Task brief
Retype, exactly as they stand, the lines from the start of the data to the line that contains "const yTicksA = [-120, -80, -40, 0, 40, 80, 120];", both ends included. Leave the pictures out.

Provided data
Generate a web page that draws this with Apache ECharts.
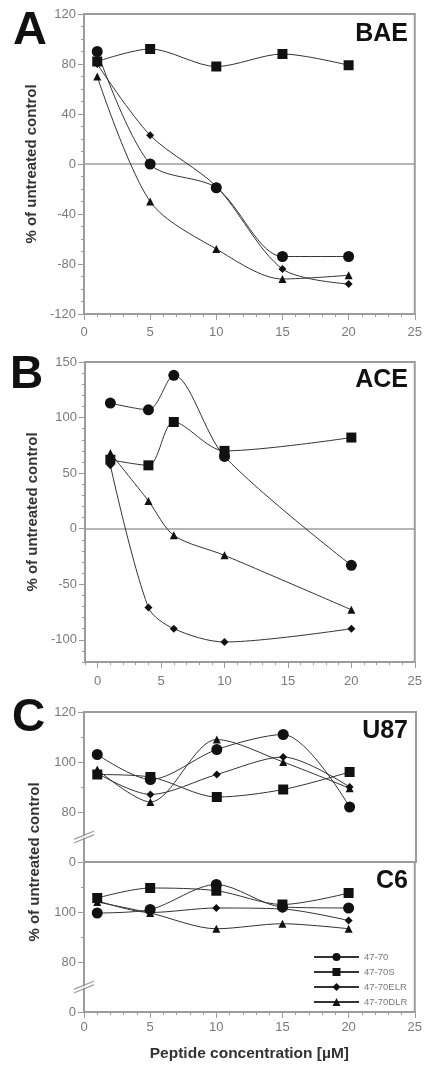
<!DOCTYPE html>
<html><head><meta charset="utf-8">
<script src="https://cdn.jsdelivr.net/npm/echarts@6/dist/echarts.min.js"></script>
<style>html,body{margin:0;padding:0;background:#fff}#c{width:425px;height:1067px}</style>
</head><body><div id="c"></div>
<script>
// ---------- data ----------
const seriesNames = ['47-70', '47-70S', '47-70ELR', '47-70DLR'];
const xTickLabels = [0, 5, 10, 15, 20, 25];

// Panel A (BAE)
const xA = [1, 5, 10, 15, 20];
const A_4770    = [90, 0, -19, -74, -74];
const A_4770S   = [82, 92, 78, 88, 79];
const A_4770ELR = [80, 23, -18, -84, -96];
const A_4770DLR = [70, -30, -68, -92, -89];
const yTicksA = [-120, -80, -40, 0, 40, 80, 120];

// Panel B (ACE)
const xB = [1, 4, 6, 10, 20];
const B_4770    = [113, 107, 138, 65, -33];
const B_4770S   = [62, 57, 96, 70, 82];
const B_4770ELR = [57, -71, -90, -102, -90];
const B_4770DLR = [68, 25, -6, -24, -73];
const yTicksB = [-100, -50, 0, 50, 100, 150];

// Panel C (U87 upper, C6 lower) — broken axis: 60 on the scale is labelled "0"
const xC = [1, 5, 10, 15, 20];
const U87_4770    = [103, 93, 105, 111, 82];
const U87_4770S   = [95, 94, 86, 89, 96];
const U87_4770ELR = [95.5, 87, 95, 102, 90];
const U87_4770DLR = [97, 84, 109, 100, 89.5];
const C6_4770     = [99.6, 101, 111, 102, 101.6];
const C6_4770S    = [105.6, 109.6, 108.5, 103, 107.6];
const C6_4770ELR  = [104.5, 99.8, 101.6, 101.2, 96.6];
const C6_4770DLR  = [104, 99.6, 93.3, 95.3, 93.3];
const yTicksCupper = [60, 80, 100, 120];
const yTicksClower = [60, 80, 100];
const axisBreakAt = 70;

// ---------- styling ----------
const AX = '#9c9c9c';
const FONT = '"Liberation Sans", Arial, sans-serif';
const symbols = ['circle', 'rect', 'diamond', 'triangle'];
const symbolSizes = [11, 10, 8, 8];

const grids = [
  {left: 84, top: 14, width: 332, height: 300},   // A
  {left: 85, top: 362, width: 331, height: 300},  // B
  {left: 84, top: 712, width: 332, height: 150},  // C upper
  {left: 84, top: 862, width: 332, height: 150},  // C lower
  {left: 84, top: 712, width: 332, height: 300}   // C title holder
].map((g, i) => Object.assign({show: i < 4, borderColor: AX, borderWidth: 2, containLabel: false}, g));

const xAxes = [], yAxes = [];
function addPair(list, pos, gridIndex, min, max, minorStep, majorVals, labelVals, opt) {
  opt = opt || {};
  const idx = list.length;
  list.push({
    type: 'value', gridIndex, min, max, interval: minorStep, position: pos,
    axisLine: {show: true, onZero: false, lineStyle: {color: AX, width: 2}},
    axisTick: {show: !opt.noTicks, length: 3, lineStyle: {color: AX, width: 1}},
    axisLabel: {show: labelVals.length > 0, customValues: labelVals, color: '#7a7a7a',
      fontSize: 13, fontFamily: FONT, margin: opt.margin || 8, formatter: opt.formatter},
    splitLine: {show: false},
    name: opt.name || '', nameLocation: 'middle', nameGap: opt.nameGap || 40,
    nameTextStyle: {fontWeight: 'bold', fontSize: opt.nameSize || 15, color: '#333', fontFamily: FONT}
  });
  list.push({
    type: 'value', gridIndex, min, max, interval: minorStep, position: pos,
    axisLine: {show: false, onZero: false},
    axisTick: {show: !opt.noTicks, length: 6, customValues: majorVals, lineStyle: {color: AX, width: 1}},
    axisLabel: {show: false}, splitLine: {show: false}
  });
  return idx;
}
const yName = '% of untreated control';
const cFmt = v => (v === 60 ? '0' : String(v));

const xiA = addPair(xAxes, 'bottom', 0, 0, 25, 1, xTickLabels, xTickLabels, {margin: 12});
const yiA = addPair(yAxes, 'left', 0, -120, 120, 10, yTicksA, yTicksA, {name: yName, nameGap: 42});
const xiB = addPair(xAxes, 'bottom', 1, -1, 25, 1, xTickLabels, xTickLabels, {margin: 13});
const yiB = addPair(yAxes, 'left', 1, -120, 150, 10, yTicksB, yTicksB, {name: yName, nameGap: 42});
const xiC1 = addPair(xAxes, 'bottom', 2, 0, 25, 1, [], [], {noTicks: true});
const yiC1 = addPair(yAxes, 'left', 2, 60, 120, 10, yTicksCupper, yTicksCupper, {formatter: cFmt});
const xiC2 = addPair(xAxes, 'bottom', 3, 0, 25, 1, xTickLabels, xTickLabels,
  {margin: 9, name: 'Peptide concentration [µM]', nameGap: 34, nameSize: 15.5});
const yiC2 = addPair(yAxes, 'left', 3, 60, 120, 10, yTicksClower, yTicksClower, {formatter: cFmt});
// holder axes for the shared title of panel C
xAxes.push({type: 'value', gridIndex: 4, show: false, min: 0, max: 25});
yAxes.push({type: 'value', gridIndex: 4, min: 0, max: 1, position: 'left',
  axisLine: {show: false}, axisTick: {show: false}, axisLabel: {show: false}, splitLine: {show: false},
  name: yName, nameLocation: 'middle', nameGap: 42,
  nameTextStyle: {fontWeight: 'bold', fontSize: 15, color: '#333', fontFamily: FONT}});

const series = [];
function addPanel(xi, yi, xs, arrs, zeroLine) {
  arrs.forEach((arr, k) => {
    const s = {
      type: 'line', name: seriesNames[k], xAxisIndex: xi, yAxisIndex: yi,
      data: xs.map((x, j) => [x, arr[j]]),
      smooth: 0.3, symbol: symbols[k], symbolSize: symbolSizes[k], showSymbol: true,
      lineStyle: {color: '#333', width: 1}, itemStyle: {color: '#111'},
      emphasis: {disabled: true}, z: 3
    };
    if (zeroLine && k === 0) {
      s.markLine = {silent: true, symbol: ['none', 'none'], label: {show: false},
        lineStyle: {color: AX, width: 1.5, type: 'solid'}, data: [{yAxis: 0}], z: 1};
    }
    series.push(s);
  });
}
addPanel(xiA, yiA, xA, [A_4770, A_4770S, A_4770ELR, A_4770DLR], true);
addPanel(xiB, yiB, xB, [B_4770, B_4770S, B_4770ELR, B_4770DLR], true);
addPanel(xiC1, yiC1, xC, [U87_4770, U87_4770S, U87_4770ELR, U87_4770DLR], false);
addPanel(xiC2, yiC2, xC, [C6_4770, C6_4770S, C6_4770ELR, C6_4770DLR], false);

// axis-break marks
[[xiC1, yiC1], [xiC2, yiC2]].forEach(([xi, yi]) => {
  series.push({type: 'scatter', xAxisIndex: xi, yAxisIndex: yi, silent: true, z: 4,
    data: [[0, axisBreakAt]], symbol: 'path://M0,10.5 L14,1.5 L14,4 L0,13 Z', symbolSize: [20, 12],
    itemStyle: {color: '#fff'}, clip: false});
  series.push({type: 'scatter', xAxisIndex: xi, yAxisIndex: yi, silent: true, z: 5,
    data: [[0, axisBreakAt]], symbol: 'path://M0,9 L14,0 L14,1.5 L0,10.5 Z M0,13 L14,4 L14,5.5 L0,14.5 Z',
    symbolSize: [20, 13], itemStyle: {color: '#8a8a8a'}, clip: false});
});

function txt(text, x, y, size, align) {
  return {type: 'text', x, y, silent: true, z: 10,
    style: {text, fontSize: size, fontWeight: 'bold', fontFamily: FONT, fill: '#111',
      align: align || 'left', verticalAlign: 'middle'}};
}

const option = {
  animation: false,
  backgroundColor: '#fff',
  grid: grids,
  xAxis: xAxes,
  yAxis: yAxes,
  series,
  legend: {data: seriesNames, orient: 'vertical', left: 308, top: 947, itemWidth: 45, itemHeight: 10,
    itemGap: 5, textStyle: {fontSize: 9.5, color: '#7a7a7a', fontFamily: FONT}, selectedMode: false},
  graphic: [
    txt('A', 13, 31, 47), txt('B', 10, 375, 46), txt('C', 12, 718, 46),
    txt('BAE', 408, 34, 25, 'right'), txt('ACE', 408, 380, 25, 'right'),
    txt('U87', 408, 731, 25, 'right'), txt('C6', 408, 881, 25, 'right')
  ]
};
const chart = echarts.init(document.getElementById('c'), null, {renderer: 'canvas'});
chart.setOption(option);
</script>
</body></html>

Task response
Generate a web page that draws this with Apache ECharts.
<!DOCTYPE html>
<html><head><meta charset="utf-8">
<script src="https://cdn.jsdelivr.net/npm/echarts@6/dist/echarts.min.js"></script>
<style>html,body{margin:0;padding:0;background:#fff}#c{width:425px;height:1067px}</style>
</head><body><div id="c"></div>
<script>
// ---------- data ----------
const seriesNames = ['47-70', '47-70S', '47-70ELR', '47-70DLR'];
const xTickLabels = [0, 5, 10, 15, 20, 25];

// Panel A (BAE)
const xA = [1, 5, 10, 15, 20];
const A_4770    = [90, 0, -19, -74, -74];
const A_4770S   = [82, 92, 78, 88, 79];
const A_4770ELR = [80, 23, -18, -84, -96];
const A_4770DLR = [70, -30, -68, -92, -89];
const yTicksA = [-120, -80, -40, 0, 40, 80, 120];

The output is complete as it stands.